The Senate’s delay is turning the policy fight into a deadline story
That decision is becoming more urgent as the political calendar tightens.
The CLARITY Act passed the House in July 2025 but remains stuck in the Senate as lobbying intensifies over stablecoin rewards. The GENIUS Act bans issuers from paying interest directly to holders, but it does not prohibit third-party platforms, such as exchanges, from offering yield.
That has turned stablecoin rewards into the most contentious unresolved issue in the wider push for digital asset legislation.
Banks argue that allowing such stablecoin rewards would disrupt the traditional funding model.
The American Bankers Association has warned that if stablecoins become easily accessible, yield-bearing assets, and deposits could flow out of the banking system, especially from smaller regional and community lenders.
Those institutions would then have to replace low-cost deposit funding with more expensive wholesale borrowing, squeezing net interest margins and potentially reducing credit availability.
Crypto firms like Coinbase argue the opposite. They say banning rewards would suppress innovation and preserve an uneven financial system in which stablecoin issuers collect income from reserves while users receive nothing.
They also argue that banks themselves could participate in the opportunity rather than merely defend against it.
As a result, the White House has convened several meetings since the beginning of the year to break the stalemate, but no compromise has emerged.
That has increased concern that the bill is running out of time in the legislative window. Senate Banking Committee Chair Tim Scott has yet to schedule a markup date, though supporters, including Sen. Bill Hagerty, have said they hope the committee can move the legislation before the end of April.

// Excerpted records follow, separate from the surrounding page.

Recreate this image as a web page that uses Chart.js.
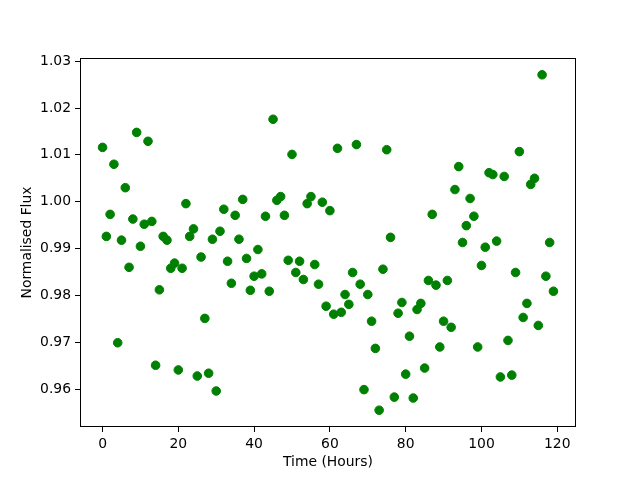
<!DOCTYPE html>
<html>
<head>
<meta charset="utf-8">
<script src="https://cdn.jsdelivr.net/npm/chart.js@4/dist/chart.umd.min.js"></script>
<style>
  body { margin: 0; background: #fff; }
  #wrap { width: 640px; height: 480px; }
</style>
</head>
<body>
<div id="wrap"><canvas id="fluxChart" width="640" height="480"></canvas></div>
<script>
// Observation times (hours)
const hours = [
  0, 1, 2, 3, 4, 5, 6, 7, 8, 9, 10, 11, 12, 13, 14, 15, 16, 17, 18, 19,
  20, 21, 22, 23, 24, 25, 26, 27, 28, 29, 30, 31, 32, 33, 34, 35, 36, 37, 38, 39,
  40, 41, 42, 43, 44, 45, 46, 47, 48, 49, 50, 51, 52, 53, 54, 55, 56, 57, 58, 59,
  60, 61, 62, 63, 64, 65, 66, 67, 68, 69, 70, 71, 72, 73, 74, 75, 76, 77, 78, 79,
  80, 81, 82, 83, 84, 85, 86, 87, 88, 89, 90, 91, 92, 93, 94, 95, 96, 97, 98, 99,
  100, 101, 102, 103, 104, 105, 106, 107, 108, 109, 110, 111, 112, 113, 114, 115, 116, 117, 118, 119
];

// Normalised flux
const flux = [
  1.0116, 0.9926, 0.9973, 1.0080, 0.9699, 0.9918, 1.0030, 0.9860, 0.9963, 1.0148,
  0.9905, 0.9952, 1.0129, 0.9958, 0.9651, 0.9812, 0.9926, 0.9918, 0.9858, 0.9869,
  0.9641, 0.9858, 0.9996, 0.9926, 0.9942, 0.9628, 0.9882, 0.9751, 0.9634, 0.9920,
  0.9596, 0.9937, 0.9984, 0.9873, 0.9826, 0.9971, 0.9920, 1.0005, 0.9879, 0.9811,
  0.9841, 0.9898, 0.9846, 0.9969, 0.9809, 1.0176, 1.0003, 1.0011, 0.9971, 0.9875,
  1.0101, 0.9849, 0.9873, 0.9834, 0.9996, 1.0011, 0.9866, 0.9824, 0.9999, 0.9777,
  0.9981, 0.9760, 1.0114, 0.9764, 0.9802, 0.9781, 0.9849, 1.0122, 0.9824, 0.9599,
  0.9802, 0.9745, 0.9687, 0.9555, 0.9856, 1.0111, 0.9924, 0.9583, 0.9762, 0.9785,
  0.9632, 0.9713, 0.9581, 0.9770, 0.9783, 0.9645, 0.9832, 0.9973, 0.9822, 0.9690,
  0.9745, 0.9832, 0.9732, 1.0026, 1.0075, 0.9913, 0.9949, 1.0007, 0.9969, 0.9690,
  0.9864, 0.9903, 1.0062, 1.0058, 0.9916, 0.9626, 1.0054, 0.9704, 0.9630, 0.9849,
  1.0107, 0.9753, 0.9783, 1.0037, 1.0050, 0.9736, 1.0271, 0.9841, 0.9913, 0.9809
];

// Tick labels
const xTicks = [0, 20, 40, 60, 80, 100, 120];
const yTicks = [0.96, 0.97, 0.98, 0.99, 1.00, 1.01, 1.02, 1.03];

// matplotlib-like 5% margins
const fMin = Math.min(...flux), fMax = Math.max(...flux);
const yPad = (fMax - fMin) * 0.05;
const hMin = Math.min(...hours), hMax = Math.max(...hours);
const xPad = (hMax - hMin) * 0.05;

const points = hours.map((h, i) => ({ x: h, y: flux[i] }));

const font = { family: "'DejaVu Sans', sans-serif", size: 13.9 };

// draws the full axes frame (all four spines)
const framePlugin = {
  id: 'frame',
  afterDraw(chart) {
    const a = chart.chartArea;
    const c = chart.ctx;
    c.save();
    c.strokeStyle = '#000';
    c.lineWidth = 1;
    c.strokeRect(Math.round(a.left) + 0.5, Math.round(a.top) + 0.5,
      Math.round(a.right - a.left) - 1, Math.round(a.bottom - a.top) - 1);
    c.restore();
  }
};

const ctx = document.getElementById('fluxChart').getContext('2d');
new Chart(ctx, {
  type: 'scatter',
  data: {
    datasets: [{
      data: points,
      backgroundColor: '#008000',
      borderColor: '#008000',
      borderWidth: 1,
      pointRadius: 4.3,
      pointHoverRadius: 4.3
    }]
  },
  options: {
    responsive: false,
    animation: false,
    devicePixelRatio: 1,
    layout: { padding: { top: 58, right: 64, left: 0, bottom: 0 } },
    plugins: {
      legend: { display: false },
      tooltip: { enabled: false }
    },
    scales: {
      x: {
        type: 'linear',
        min: hMin - xPad,
        max: hMax + xPad,
        afterBuildTicks: s => { s.ticks = xTicks.map(v => ({ value: v })); },
        afterFit: s => { s.height = 53; },
        grid: { drawOnChartArea: false, drawTicks: true, tickLength: 5, color: '#000' },
        border: { display: false },
        ticks: { color: '#000', font: font, padding: 4, maxRotation: 0, callback: v => String(v) },
        title: { display: true, text: 'Time (Hours)', color: '#000', font: font, padding: { top: 0, bottom: 9 } }
      },
      y: {
        type: 'linear',
        min: fMin - yPad,
        max: fMax + yPad,
        afterBuildTicks: s => { s.ticks = yTicks.map(v => ({ value: v })); },
        afterFit: s => { s.width = 80; },
        grid: { drawOnChartArea: false, drawTicks: true, tickLength: 5, color: '#000' },
        border: { display: false },
        ticks: { color: '#000', font: font, padding: 4, callback: v => v.toFixed(2) },
        title: { display: true, text: 'Normalised Flux', color: '#000', font: font, padding: { top: 19, bottom: 0 } }
      }
    }
  },
  plugins: [framePlugin]
});
</script>
</body>
</html>
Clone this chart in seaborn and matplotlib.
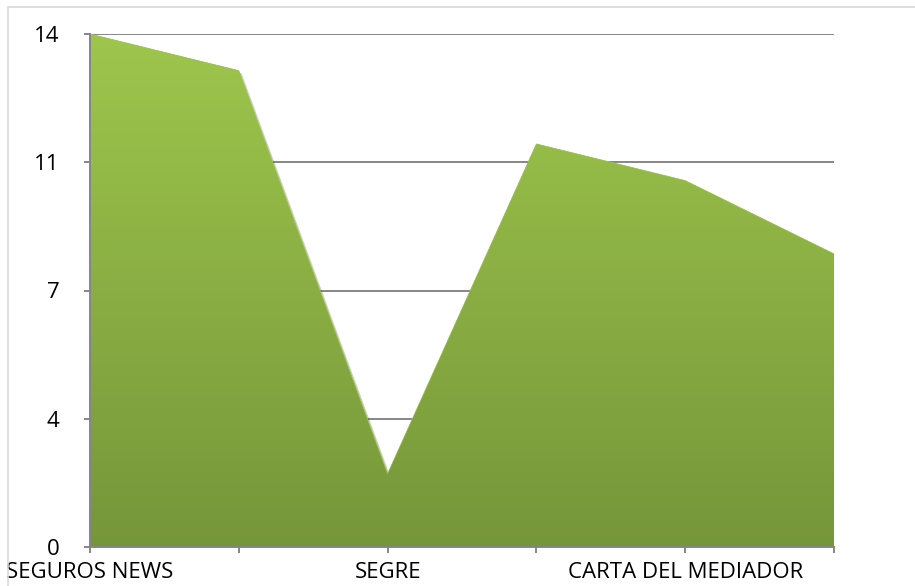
import numpy as np
import pandas as pd
import matplotlib
matplotlib.use("Agg")
import matplotlib.pyplot as plt
import matplotlib.patheffects as pe
from matplotlib.colors import LinearSegmentedColormap
from matplotlib.lines import Line2D
import seaborn as sns

# datos
tick_labels = ["SEGUROS NEWS", "", "SEGRE", "", "CARTA DEL MEDIADOR", ""]
values = [14, 13, 2, 11, 10, 8]
y_ticks = [0, 3.5, 7, 10.5, 14]
y_tick_labels = ["0", "4", "7", "11", "14"]

df = pd.DataFrame({"pos": range(len(values)), "value": values})

sns.set_style("white")
plt.rcParams["font.family"] = ["Open Sans", "DejaVu Sans"]

fig = plt.figure(figsize=(9.15, 5.86), dpi=100)
ax = fig.add_axes([90 / 915, 39 / 586, 744 / 915, 513 / 586])

# borde del grafico
fig.add_artist(Line2D([8 / 915, 1.0], [1 - 7 / 586, 1 - 7 / 586], color="#d9d9d9", lw=1.2))
fig.add_artist(Line2D([8 / 915, 8 / 915], [0, 1 - 7 / 586], color="#d9d9d9", lw=1.2))

# area con degradado
poly = ax.fill_between(df["pos"], 0, df["value"], color="#8aae42", lw=0, zorder=2,
                       path_effects=[pe.SimplePatchShadow(offset=(2, -2), alpha=0.25), pe.Normal()])
cmap = LinearSegmentedColormap.from_list("verde", ["#76963a", "#9ec64c"])
grad = np.linspace(0, 1, 256).reshape(-1, 1)
img = ax.imshow(grad, cmap=cmap, aspect="auto", origin="lower",
                extent=[0, len(values) - 1, 0, 14], zorder=3)
img.set_clip_path(poly.get_paths()[0], transform=ax.transData)
sns.lineplot(data=df, x="pos", y="value", color="#9ec64c", lw=0.5, ax=ax, zorder=4)

ax.set_xlim(0, len(values) - 1)
ax.set_ylim(0, 14)
ax.set_yticks(y_ticks)
ax.set_yticklabels(y_tick_labels)
ax.set_xticks(range(len(values)))
ax.set_xticklabels(tick_labels)
ax.set_xlabel("")
ax.set_ylabel("")

ax.grid(axis="y", color="#868686", lw=1.4, zorder=1)
ax.set_axisbelow(True)
for s in ["top", "right"]:
    ax.spines[s].set_visible(False)
for s in ["left", "bottom"]:
    ax.spines[s].set_color("#868686")
    ax.spines[s].set_linewidth(1.4)
    ax.spines[s].set_zorder(5)

ax.tick_params(axis="y", length=4, width=1.4, color="#868686", pad=18, labelsize=16,
               labelcolor="black", left=True)
ax.tick_params(axis="x", length=4, width=1.4, color="#868686", pad=7, labelsize=16,
               labelcolor="black", bottom=True)

fig.savefig("out.png", dpi=100)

However, the procedural timetable leaves little margin for delay.
Justin Slaughter, vice president of Paradigm affairs, said the mechanics of a Senate floor vote generally require two to three weeks, meaning the bill would need to clear the banking committee by mid-May to reach a vote before Memorial Day.
If it slips past that point, the calendar becomes more hostile, with long non-legislative periods from Aug. 10 to Sept. 11 and again from Oct. 5 through the Nov. 3 election.
Even the text aimed at resolving the fight is slipping. Sen. Thom Tillis said the latest draft language on stablecoin yield would likely not be released this week because he wants clarity on the timing of the Banking Committee markup.
Tillis has been working with Sen. Angela Alsobrooks on a proposal designed to settle the dispute over whether crypto companies should be allowed to pay interest on idle stablecoin balances.
Markets are already reflecting that uncertainty. Polymarket data put the odds of the bill passing at 66%, down from more than 82% in February.
CLARITY Act Odds of Passage in 2026 (Source: Polymarket)Stablecoin supply, meanwhile, has continued to climb.
That is what gives the current moment its shape as the market is setting new records. Stablecoins are becoming more deeply embedded in payments, savings, and business transfers. Yield-bearing alternatives are outperforming the broader sector.
Yet the most important economic question inside that expansion remains unresolved in Washington.
Patrick Witt, executive director of the President’s Council of Advisers for Digital Assets, said the dominant players across crypto remain foreign, from stablecoin issuers to centralized exchanges and DeFi protocols, and warned that without a durable market structure framework, the United States will continue to fall behind in digital assets.
For now, the market is not waiting. Tokenized dollars are scaling first, while Congress is still arguing over who should be allowed to benefit from them.